The unemployment rate ticked up by 0.2 percentage points as more people looked for work.
“Overall, it’s been a good day for readings on the Canadian economy,” says Royce Mendes, senior economist at CIBC, in a research note.
“That said, first quarter growth is still setting up to be somewhat weak given what we know is happening in the oil patch.”
Ontario was the source of 41,000 of those new jobs. Quebec accounted for 16,000. Saskatchewan and Alberta lost jobs in January, which could a bigger consideration for the Bank of Canada than the national picture.
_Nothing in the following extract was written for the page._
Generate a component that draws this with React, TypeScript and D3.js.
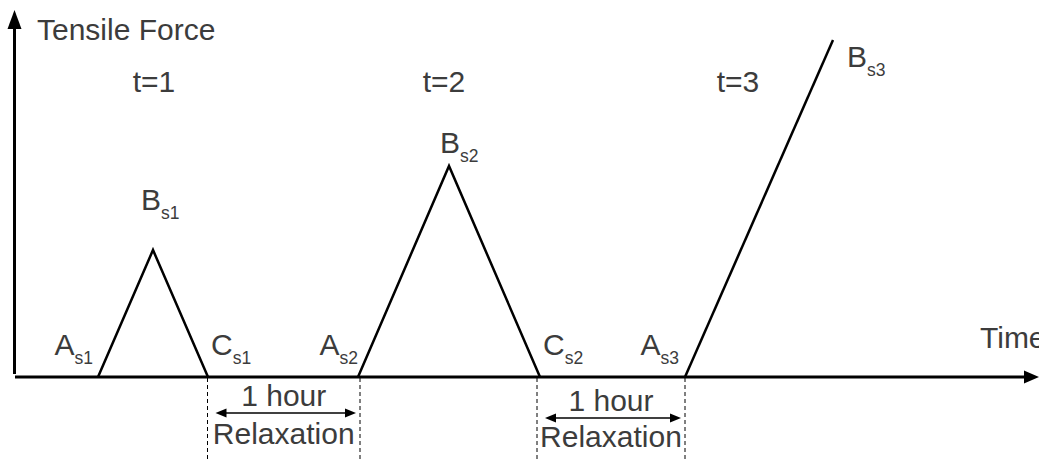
import React from "react";
import * as d3 from "d3";

// ---- data (arbitrary time / force units) ----
const cycleNames = ["t=1", "t=2", "t=3"];
const cycleIndex = ["1", "2", "3"];
const startTimes = [84, 344, 671];
const peakTimes = [139, 435, 819];
const peakForces = [127, 211, 337];
const endTimes: (number | null)[] = [194, 526, null];
const relaxStarts = [193.5, 523];
const relaxEnds = [346, 671];
const relaxTextTop = "1 hour";
const relaxTextBottom = "Relaxation";
const yAxisTitle = "Tensile Force";
const xAxisTitle = "Time";

const W = 1039;
const H = 459;
const x = d3.scaleLinear().domain([0, 1024]).range([14, 1038]);
const y = d3.scaleLinear().domain([0, 367]).range([377, 10]);

const FONT = "'Liberation Sans', Arial, sans-serif";
const TXT = "#3c3c3c";
const FS = 30;
const SUB = 17.5;

function Label({ px, py, main, sub, anchor = "start" }: any) {
  return (
    <text x={px} y={py} fontFamily={FONT} fontSize={FS} fill={TXT} textAnchor={anchor}>
      {main}
      <tspan dy={9} fontSize={SUB}>{sub}</tspan>
    </text>
  );
}

export default function App() {
  const line = d3.line<[number, number]>().x((d) => x(d[0])).y((d) => y(d[1]));
  const paths = startTimes.map((s, i) => {
    const pts: [number, number][] = [[s, 0], [peakTimes[i], peakForces[i]]];
    const e = endTimes[i];
    if (e !== null) pts.push([e, 0]);
    return line(pts) as string;
  });

  const tLabelX = [154, 444, 738];
  const aOffsets = [-5, 0, -6];
  const bOffsets = [
    [-12, -40],
    [-9, -13],
    [14, 27],
  ];

  const y0 = y(0);
  const axisX = 14.5;

  return (
    <svg
      width={W}
      height={H}
      style={{ position: "absolute", left: 0, top: 0, background: "#fff" }}
    >
      {/* axes */}
      <line x1={axisX} x2={axisX} y1={374} y2={26} stroke="#000" strokeWidth={3} />
      <polygon points={`${axisX},10 ${axisX - 7},29 ${axisX + 7},29`} fill="#000" />
      <line x1={15} x2={1026} y1={y0} y2={y0} stroke="#000" strokeWidth={3} />
      <polygon points={`1039,${y0} 1024,${y0 - 6.5} 1024,${y0 + 6.5}`} fill="#000" />

      <text x={37} y={40} fontFamily={FONT} fontSize={FS} fill={TXT}>{yAxisTitle}</text>
      <text x={980} y={348} fontFamily={FONT} fontSize={FS} fill={TXT}>{xAxisTitle}</text>

      {/* load curves */}
      {paths.map((d, i) => (
        <path key={i} d={d} fill="none" stroke="#000" strokeWidth={2.5} strokeLinejoin="miter" />
      ))}

      {/* cycle titles */}
      {cycleNames.map((n, i) => (
        <text key={n} x={tLabelX[i]} y={92} fontFamily={FONT} fontSize={FS} fill={TXT} textAnchor="middle">
          {n}
        </text>
      ))}

      {/* point labels */}
      {startTimes.map((s, i) => (
        <Label key={"A" + i} px={x(s) + aOffsets[i]} py={355} main="A" sub={"s" + cycleIndex[i]} anchor="end" />
      ))}
      {endTimes.map((e, i) =>
        e === null ? null : (
          <Label key={"C" + i} px={x(e) + 3} py={355} main="C" sub={"s" + cycleIndex[i]} />
        )
      )}
      {peakTimes.map((p, i) => (
        <Label
          key={"B" + i}
          px={x(p) + bOffsets[i][0]}
          py={y(peakForces[i]) + bOffsets[i][1]}
          main="B"
          sub={"s" + cycleIndex[i]}
        />
      ))}

      {/* relaxation intervals */}
      {relaxStarts.map((s, i) => {
        const xa = x(s);
        const xb = x(relaxEnds[i]);
        const ay = i === 0 ? 413 : 418;
        const ty = i === 0 ? 406 : 411;
        const by = i === 0 ? 444 : 447;
        const cx = (xa + xb) / 2;
        return (
          <g key={"r" + i}>
            <line x1={xa} x2={xa} y1={y0 + 1} y2={H} stroke="#000" strokeWidth={1} strokeDasharray="4,3" />
            <line x1={xb} x2={xb} y1={y0 + 1} y2={H} stroke="#000" strokeWidth={1} strokeDasharray="4,3" />
            <line x1={xa + 14} x2={xb - 14} y1={ay} y2={ay} stroke="#000" strokeWidth={1.5} />
            <polygon points={`${xa + 8},${ay} ${xa + 19},${ay - 4.5} ${xa + 19},${ay + 4.5}`} fill="#000" />
            <polygon points={`${xb - 4},${ay} ${xb - 15},${ay - 4.5} ${xb - 15},${ay + 4.5}`} fill="#000" />
            <text x={cx} y={ty} fontFamily={FONT} fontSize={FS} fill={TXT} textAnchor="middle">{relaxTextTop}</text>
            <text x={cx} y={by} fontFamily={FONT} fontSize={FS} fill={TXT} textAnchor="middle">{relaxTextBottom}</text>
          </g>
        );
      })}
    </svg>
  );
}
“So while today’s data will be bullish for the Canadian dollar and bearish for fixed income, the Bank of Canada is still likely on the sidelines for the first half of 2019,” says Mendes.
Capital Economics also thinks the surprising job gains won’t change the Bank of Canada’s mind.
“With annual earnings growth unchanged at 2 per cent, there are still no signs of rising inflationary pressures from the labour market,” says Stephen Brown, senior Canada economist, Capital Economics, in a research note.
The Canadian dollar jumped more than a quarter of a cent in the moments after Statistics Canada announced the jobs numbers.